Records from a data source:
================================
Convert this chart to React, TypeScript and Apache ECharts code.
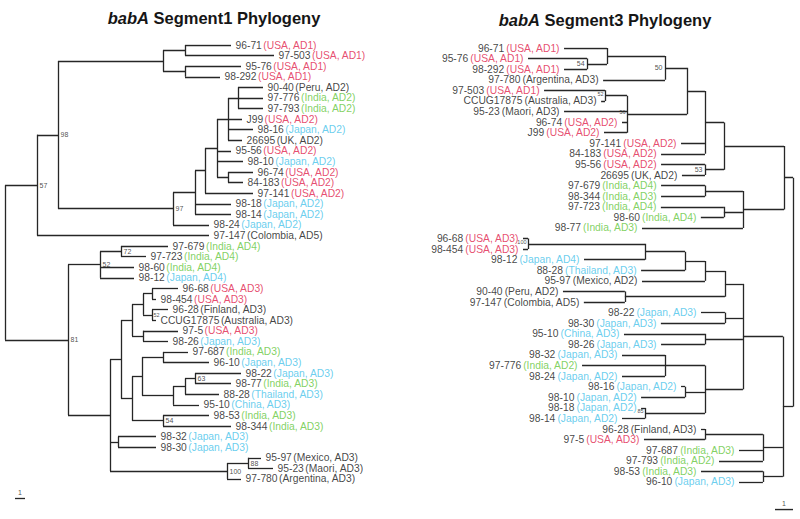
import React, { useEffect, useRef } from "react";
import * as echarts from "echarts";

// ---------- Segment 1 tree (Newick, branch lengths in scale-bar units, internal labels = bootstrap) ----------
const seg1AD1 = "((96-71:4.6,97-503:8.9):2.2,(95-76:5.6,98-292:3.5):2.2)";
const seg1AD2core = "((90-40:2.5,97-776:2.5,97-793:2.5):1.0,J99:1.4,98-16:2.5,26695:1.4)";
const seg1AD2 = `((((${seg1AD2core}:1.1,95-56:1.4,98-10:2.6,(96-74:2.5,84-183:1.5):1.1):1.2,97-141:4.8):1.0,98-18:3.6,98-14:3.6):2.2,98-24:3.6)97`;
const seg1Upper = `((${seg1AD1}:10.5,${seg1AD2}:11.5)98:2.1,97-147:17.2)57`;
const seg1AD4 = "((97-679:4.7,97-723:2.5)72:2.1,98-60:3.4,98-12:3.4)52";
const seg1AD3a = "(((96-68:2.6,98-454:0.4):0.9,(96-28:1.6,CCUG17875:0.4)52:0.9):1.1,(97-5:3.5,98-26:2.5):1.1)";
const seg1AD3b = "(((97-687:2.5,96-10:4.6):2.1,(((98-22:4.6,98-77:3.6)63:1.0,88-28:3.4):1.2,95-10:2.6):3.1):1.0,(98-53:4.6,98-344:6.8)54:3.1)";
const seg1AD3c = "((95-97:1.3,95-23:2.5)88:2.1,97-780:1.4)100";
const seg1Lower = `(${seg1AD4}:3.2,((${seg1AD3a}:1.1,${seg1AD3b}:1.1):1.1,(98-32:3.8,98-30:3.8):0.8,${seg1AD3c}:11.7):4.2)81`;
const seg1Newick = `(${seg1Upper}:3.2,${seg1Lower}:6.3);`;

// ---------- Segment 3 tree ----------
const seg3Top = "((96-71:2.39,(95-76:3.28,98-292:1.28)54:1.11):3.22,97-780:3.44)50";
const seg3Mid = "((97-503:3.39,CCUG17875:0.22)52:1.22,95-23:3.5,96-74:0.28,J99:1.28)56";
const seg3AD2 = `(((${seg3Top}:1.22,${seg3Mid}:3.33):1.0,97-141:1.33,84-183:2.44):1.06,(95-56:2.44,26695:1.28)53:1.06)`;
const seg3India = "((97-679:2.44,98-344:2.44):2.11,(97-723:3.5,98-60:1.28):1.06,98-77:5.61)";
const seg3Upper = `(${seg3AD2}:3.33,${seg3India}:2.28)`;
const seg3A = "(((((96-68:0.28,98-454:0.28)100:6.5,98-12:3.39):2.22,88-28:2.44):1.11,95-97:3.5):1.11,(90-40:3.44,97-147:2.28):5.56)";
const seg3B = "((98-32:2.39,97-776:4.61,98-24:2.39):2.22,(98-16:0.22,98-10:2.44):1.11,(98-18:0.22,98-14:1.28)85:3.33)";
const seg3Japan = `(${seg3A}:1.0,(98-22:1.33,98-30:3.56):1.0,(95-10:4.5,98-26:2.44):2.11,${seg3B}:2.11)`;
const seg3Lower = `(${seg3Japan}:2.22,((96-28:0.22,97-5:3.39):3.22,97-687:1.33,97-793:2.44):1.11,(98-53:3.44,96-10:1.33):1.11)`;
const seg3Newick = `(${seg3Upper}:0.5,${seg3Lower}:0.56);`;

// ---------- Strain origins ----------
const strainOrigins: [string, string][] = [
  ["96-71", "USA, AD1"], ["97-503", "USA, AD1"], ["95-76", "USA, AD1"], ["98-292", "USA, AD1"],
  ["90-40", "Peru, AD2"], ["97-776", "India, AD2"], ["97-793", "India, AD2"], ["J99", "USA, AD2"],
  ["98-16", "Japan, AD2"], ["26695", "UK, AD2"], ["95-56", "USA, AD2"], ["98-10", "Japan, AD2"],
  ["96-74", "USA, AD2"], ["84-183", "USA, AD2"], ["97-141", "USA, AD2"], ["98-18", "Japan, AD2"],
  ["98-14", "Japan, AD2"], ["98-24", "Japan, AD2"], ["97-147", "Colombia, AD5"],
  ["97-679", "India, AD4"], ["97-723", "India, AD4"], ["98-60", "India, AD4"], ["98-12", "Japan, AD4"],
  ["96-68", "USA, AD3"], ["98-454", "USA, AD3"], ["96-28", "Finland, AD3"], ["CCUG17875", "Australia, AD3"],
  ["97-5", "USA, AD3"], ["98-26", "Japan, AD3"], ["97-687", "India, AD3"], ["96-10", "Japan, AD3"],
  ["98-22", "Japan, AD3"], ["98-77", "India, AD3"], ["88-28", "Thailand, AD3"], ["95-10", "China, AD3"],
  ["98-53", "India, AD3"], ["98-344", "India, AD3"], ["98-32", "Japan, AD3"], ["98-30", "Japan, AD3"],
  ["95-97", "Mexico, AD3"], ["95-23", "Maori, AD3"], ["97-780", "Argentina, AD3"],
];
const seg3OriginOverrides: [string, string][] = [["95-97", "Mexico, AD2"]];

const redCountries = ["USA"];
const greenCountries = ["India"];
const cyanCountries = ["Japan", "Thailand", "China"];

const titles = ["Segment1 Phylogeny", "Segment3 Phylogeny"];

const RED = "#e0204a";
const GREEN = "#62c639";
const CYAN = "#45c2ea";
const FONT = '"Liberation Sans", Arial, Helvetica, sans-serif';

type TNode = { name: string; len: number; children: TNode[]; x: number; y: number };

function parseNewick(s: string): TNode {
  let i = 0;
  const read = (): TNode => {
    const n: TNode = { name: "", len: 0, children: [], x: 0, y: 0 };
    if (s[i] === "(") {
      i++;
      n.children.push(read());
      while (s[i] === ",") {
        i++;
        n.children.push(read());
      }
      i++;
    }
    let name = "";
    while (i < s.length && !",():;".includes(s[i])) name += s[i++];
    n.name = name.trim();
    if (s[i] === ":") {
      i++;
      let num = "";
      while (i < s.length && !",();".includes(s[i])) num += s[i++];
      n.len = parseFloat(num);
    }
    return n;
  };
  return read();
}

function layoutTree(root: TNode) {
  let leaf = 0;
  const segs: number[][][] = [];
  const leaves: TNode[] = [];
  const boots: TNode[] = [];
  const walk = (n: TNode, px: number) => {
    n.x = px + n.len;
    if (!n.children.length) {
      n.y = leaf++;
      leaves.push(n);
      return;
    }
    n.children.forEach((c) => walk(c, n.x));
    const f = n.children[0];
    const l = n.children[n.children.length - 1];
    n.y = (f.y + l.y) / 2;
    segs.push([[n.x, f.y], [n.x, l.y]]);
    n.children.forEach((c) => segs.push([[n.x, c.y], [c.x, c.y]]));
    if (n.name) boots.push(n);
  };
  walk(root, 0);
  return { segs, leaves, boots };
}

function colorKey(origin: string) {
  const country = origin.split(",")[0].trim();
  if (redCountries.includes(country)) return "r";
  if (greenCountries.includes(country)) return "g";
  if (cyanCountries.includes(country)) return "c";
  return "k";
}

export default function App() {
  const ref = useRef<HTMLDivElement>(null);

  useEffect(() => {
    document.body.style.margin = "0";
    if (!ref.current) return;
    const chart = echarts.init(ref.current, undefined, { renderer: "svg" });

    const originMaps = [
      new Map(strainOrigins),
      new Map([...strainOrigins, ...seg3OriginOverrides]),
    ];
    const trees = [layoutTree(parseNewick(seg1Newick)), layoutTree(parseNewick(seg3Newick))];

    const rich = {
      n: { color: "#111", fontSize: 10.3, fontFamily: FONT },
      r: { color: RED, fontSize: 10.3, fontFamily: FONT, padding: [0, 0, 0, 1.5] },
      g: { color: GREEN, fontSize: 10.3, fontFamily: FONT, padding: [0, 0, 0, 1.5] },
      c: { color: CYAN, fontSize: 10.3, fontFamily: FONT, padding: [0, 0, 0, 1.5] },
      k: { color: "#111", fontSize: 10.3, fontFamily: FONT, padding: [0, 0, 0, 1.5] },
    };

    const scaleBars = [
      { x0: 1, y: 42.8 },
      { x0: 0, y: 43.55 },
    ];

    const series: any[] = [];
    trees.forEach((t, ti) => {
      const sb = scaleBars[ti];
      series.push({
        type: "lines",
        coordinateSystem: "cartesian2d",
        xAxisIndex: ti,
        yAxisIndex: ti,
        silent: true,
        lineStyle: { color: "#262626", width: 1.3, opacity: 1, curveness: 0 },
        data: [
          ...t.segs.map((c) => ({ coords: c })),
          { coords: [[sb.x0, sb.y], [sb.x0 + 1, sb.y]] },
        ],
      });
      series.push({
        type: "scatter",
        xAxisIndex: ti,
        yAxisIndex: ti,
        silent: true,
        symbol: "circle",
        symbolSize: 1,
        itemStyle: { color: "rgba(0,0,0,0)" },
        label: {
          show: true,
          position: ti === 0 ? "right" : "left",
          distance: 4,
          formatter: (p: any) => `{n|${p.data[2]}}{${p.data[4]}|(${p.data[3]})}`,
          rich,
        },
        data: t.leaves.map((n) => {
          const o = originMaps[ti].get(n.name) || "";
          return [n.x, n.y, n.name, o, colorKey(o)];
        }),
      });
      series.push({
        type: "scatter",
        xAxisIndex: ti,
        yAxisIndex: ti,
        silent: true,
        symbolSize: 1,
        itemStyle: { color: "rgba(0,0,0,0)" },
        label: {
          show: true,
          position: ti === 0 ? "right" : "left",
          distance: 2,
          color: "#222",
          fontFamily: FONT,
        },
        data: t.boots.map((n) => {
          // nodes holding a very short tip get a smaller label so it fits in the fork
          const tight = n.children.some((c) => !c.children.length && c.len < 0.5);
          return {
            value: [n.x, n.y],
            label: {
              formatter: n.name,
              fontSize: tight ? 5.5 : 7,
              distance: tight ? 1 : 2,
              offset: tight && ti === 1 ? [0, -2] : [0, 0],
            },
          };
        }),
      });
      series.push({
        type: "scatter",
        xAxisIndex: ti,
        yAxisIndex: ti,
        silent: true,
        symbolSize: 1,
        itemStyle: { color: "rgba(0,0,0,0)" },
        label: {
          show: true,
          position: "top",
          distance: 1,
          formatter: "1",
          fontSize: 7,
          color: "#222",
          fontFamily: FONT,
        },
        data: [[sb.x0 + 0.5, sb.y]],
      });
    });

    const titleStyle = (fs: number) => ({
      fontSize: fs,
      fontWeight: "bold" as const,
      fontFamily: FONT,
      color: "#161616",
      rich: {
        i: { fontSize: fs, fontWeight: "bold" as const, fontStyle: "italic" as const, fontFamily: FONT, color: "#161616" },
      },
    });

    chart.setOption({
      animation: false,
      backgroundColor: "#ffffff",
      title: [
        { text: `{i|babA} ${titles[0]}`, left: 209, top: 4, textAlign: "center", textStyle: titleStyle(16.5) },
        { text: `{i|babA} ${titles[1]}`, left: 600, top: 6, textAlign: "center", textStyle: titleStyle(16.5) },
      ],
      grid: [
        { left: 5, top: 45, width: 300, height: 465.7 },
        { left: 433, top: 48, width: 360, height: 465.7 },
      ],
      xAxis: [
        { gridIndex: 0, type: "value", min: 0, max: 30, show: false },
        { gridIndex: 1, type: "value", min: 0, max: 20, inverse: true, show: false },
      ],
      yAxis: [
        { gridIndex: 0, type: "value", min: 0, max: 44, inverse: true, show: false },
        { gridIndex: 1, type: "value", min: 0, max: 44, inverse: true, show: false },
      ],
      series,
    });

    return () => chart.dispose();
  }, []);

  return (
    <div
      ref={ref}
      style={{ position: "fixed", left: 0, top: 0, width: 800, height: 519, background: "#fff" }}
    />
  );
}
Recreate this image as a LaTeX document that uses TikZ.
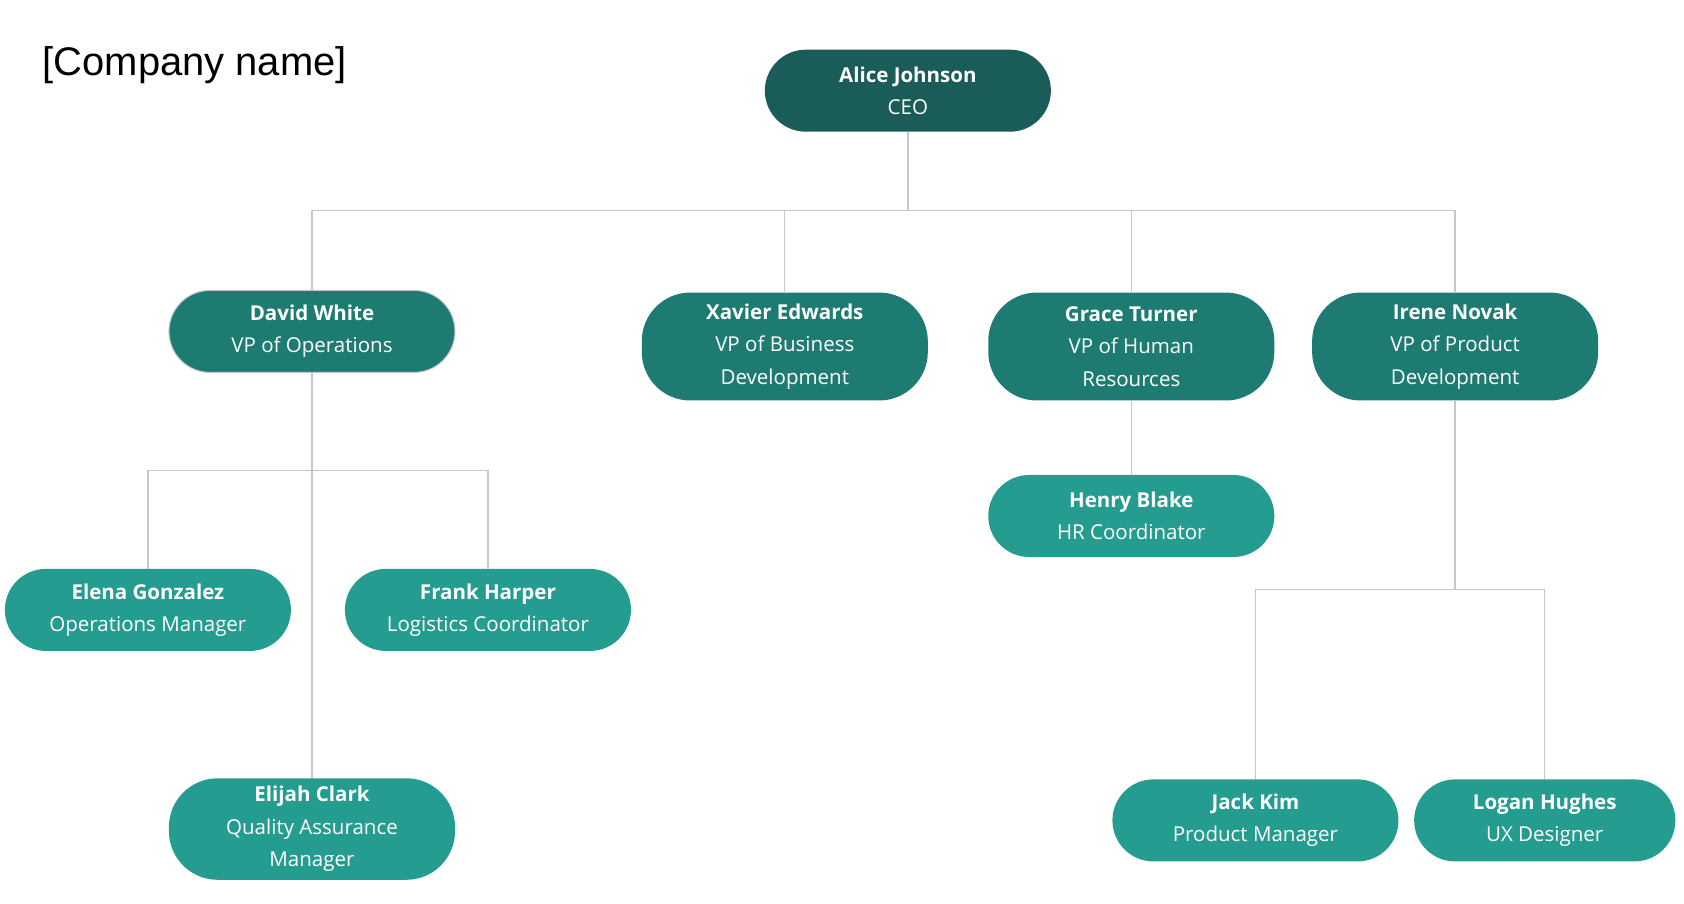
================================
INSTRUCTIONS TO FOLLOW: Repeat, with no pictures, each line from the beginning of the data through the line containing "import * as", inclusive.

WRITTEN RESPONSE:
Convert this chart to React, TypeScript and Apache ECharts code.
import React, { useEffect, useRef } from "react";
import * as echarts from "echarts";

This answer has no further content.